## What you need to do
Return each line of the data below verbatim; pictures are to be left out.

## Information shown
□ □ □ □

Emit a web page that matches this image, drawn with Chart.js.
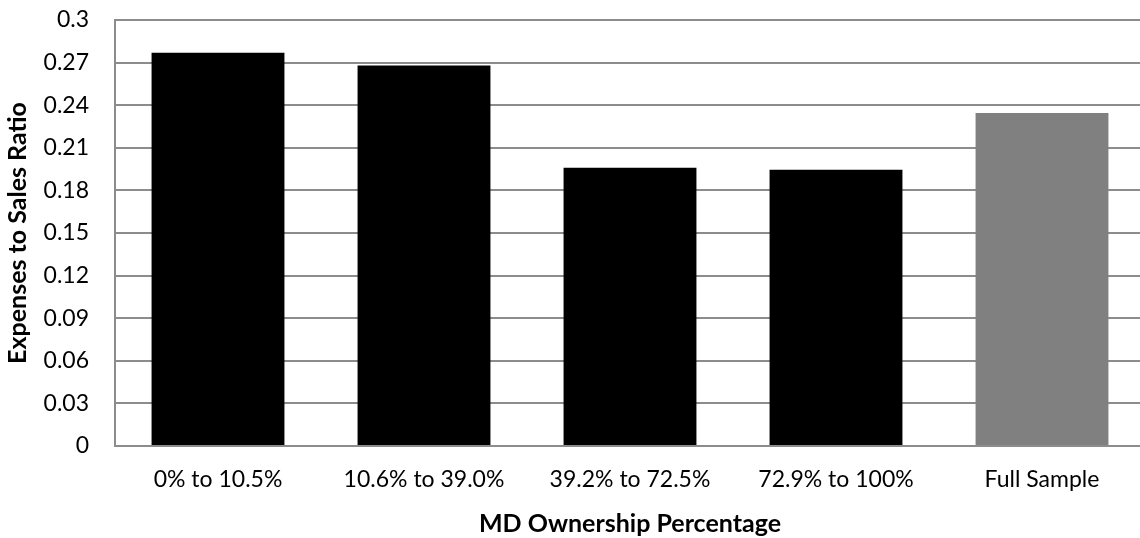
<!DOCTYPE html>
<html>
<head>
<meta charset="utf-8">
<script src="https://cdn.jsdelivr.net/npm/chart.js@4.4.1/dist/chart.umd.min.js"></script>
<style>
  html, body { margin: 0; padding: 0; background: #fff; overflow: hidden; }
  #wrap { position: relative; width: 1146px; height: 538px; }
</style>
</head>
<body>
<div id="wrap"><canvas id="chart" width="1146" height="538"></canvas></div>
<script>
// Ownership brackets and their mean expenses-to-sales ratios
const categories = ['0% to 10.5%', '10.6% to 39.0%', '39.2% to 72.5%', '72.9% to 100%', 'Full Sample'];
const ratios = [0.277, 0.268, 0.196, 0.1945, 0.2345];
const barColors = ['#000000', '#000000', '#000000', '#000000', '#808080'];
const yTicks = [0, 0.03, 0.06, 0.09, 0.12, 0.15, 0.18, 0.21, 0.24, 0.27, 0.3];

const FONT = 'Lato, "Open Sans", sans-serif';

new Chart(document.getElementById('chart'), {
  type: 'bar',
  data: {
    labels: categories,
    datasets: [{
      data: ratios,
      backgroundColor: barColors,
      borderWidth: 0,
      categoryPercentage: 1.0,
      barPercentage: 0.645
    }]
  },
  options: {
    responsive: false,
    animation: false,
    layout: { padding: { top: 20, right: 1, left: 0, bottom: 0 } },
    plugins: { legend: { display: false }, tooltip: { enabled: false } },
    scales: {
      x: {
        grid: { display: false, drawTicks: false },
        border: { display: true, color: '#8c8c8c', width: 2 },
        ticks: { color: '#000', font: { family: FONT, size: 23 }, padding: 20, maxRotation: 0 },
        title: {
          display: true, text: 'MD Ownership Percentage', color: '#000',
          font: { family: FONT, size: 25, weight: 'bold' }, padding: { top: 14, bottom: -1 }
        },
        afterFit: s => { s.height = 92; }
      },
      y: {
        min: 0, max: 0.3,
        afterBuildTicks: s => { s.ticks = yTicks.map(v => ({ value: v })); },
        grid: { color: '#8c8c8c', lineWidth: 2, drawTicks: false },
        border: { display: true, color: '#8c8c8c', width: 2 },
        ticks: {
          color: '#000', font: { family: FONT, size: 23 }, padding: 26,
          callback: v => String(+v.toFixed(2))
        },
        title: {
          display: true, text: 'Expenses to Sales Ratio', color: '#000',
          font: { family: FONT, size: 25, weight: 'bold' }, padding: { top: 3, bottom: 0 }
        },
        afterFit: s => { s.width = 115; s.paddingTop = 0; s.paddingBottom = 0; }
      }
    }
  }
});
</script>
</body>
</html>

□ □ □ □

## Output of the task
Emit a web page that matches this image, drawn with Chart.js.
<!DOCTYPE html>
<html>
<head>
<meta charset="utf-8">
<script src="https://cdn.jsdelivr.net/npm/chart.js@4.4.1/dist/chart.umd.min.js"></script>
<style>
  html, body { margin: 0; padding: 0; background: #fff; overflow: hidden; }
  #wrap { position: relative; width: 1146px; height: 538px; }
</style>
</head>
<body>
<div id="wrap"><canvas id="chart" width="1146" height="538"></canvas></div>
<script>
// Ownership brackets and their mean expenses-to-sales ratios
const categories = ['0% to 10.5%', '10.6% to 39.0%', '39.2% to 72.5%', '72.9% to 100%', 'Full Sample'];
const ratios = [0.277, 0.268, 0.196, 0.1945, 0.2345];
const barColors = ['#000000', '#000000', '#000000', '#000000', '#808080'];
const yTicks = [0, 0.03, 0.06, 0.09, 0.12, 0.15, 0.18, 0.21, 0.24, 0.27, 0.3];

const FONT = 'Lato, "Open Sans", sans-serif';

new Chart(document.getElementById('chart'), {
  type: 'bar',
  data: {
    labels: categories,
    datasets: [{
      data: ratios,
      backgroundColor: barColors,
      borderWidth: 0,
      categoryPercentage: 1.0,
      barPercentage: 0.645
    }]
  },
  options: {
    responsive: false,
    animation: false,
    layout: { padding: { top: 20, right: 1, left: 0, bottom: 0 } },
    plugins: { legend: { display: false }, tooltip: { enabled: false } },
    scales: {
      x: {
        grid: { display: false, drawTicks: false },
        border: { display: true, color: '#8c8c8c', width: 2 },
        ticks: { color: '#000', font: { family: FONT, size: 23 }, padding: 20, maxRotation: 0 },
        title: {
          display: true, text: 'MD Ownership Percentage', color: '#000',
          font: { family: FONT, size: 25, weight: 'bold' }, padding: { top: 14, bottom: -1 }
        },
        afterFit: s => { s.height = 92; }
      },
      y: {
        min: 0, max: 0.3,
        afterBuildTicks: s => { s.ticks = yTicks.map(v => ({ value: v })); },
        grid: { color: '#8c8c8c', lineWidth: 2, drawTicks: false },
        border: { display: true, color: '#8c8c8c', width: 2 },
        ticks: {
          color: '#000', font: { family: FONT, size: 23 }, padding: 26,
          callback: v => String(+v.toFixed(2))
        },
        title: {
          display: true, text: 'Expenses to Sales Ratio', color: '#000',
          font: { family: FONT, size: 25, weight: 'bold' }, padding: { top: 3, bottom: 0 }
        },
        afterFit: s => { s.width = 115; s.paddingTop = 0; s.paddingBottom = 0; }
      }
    }
  }
});
</script>
</body>
</html>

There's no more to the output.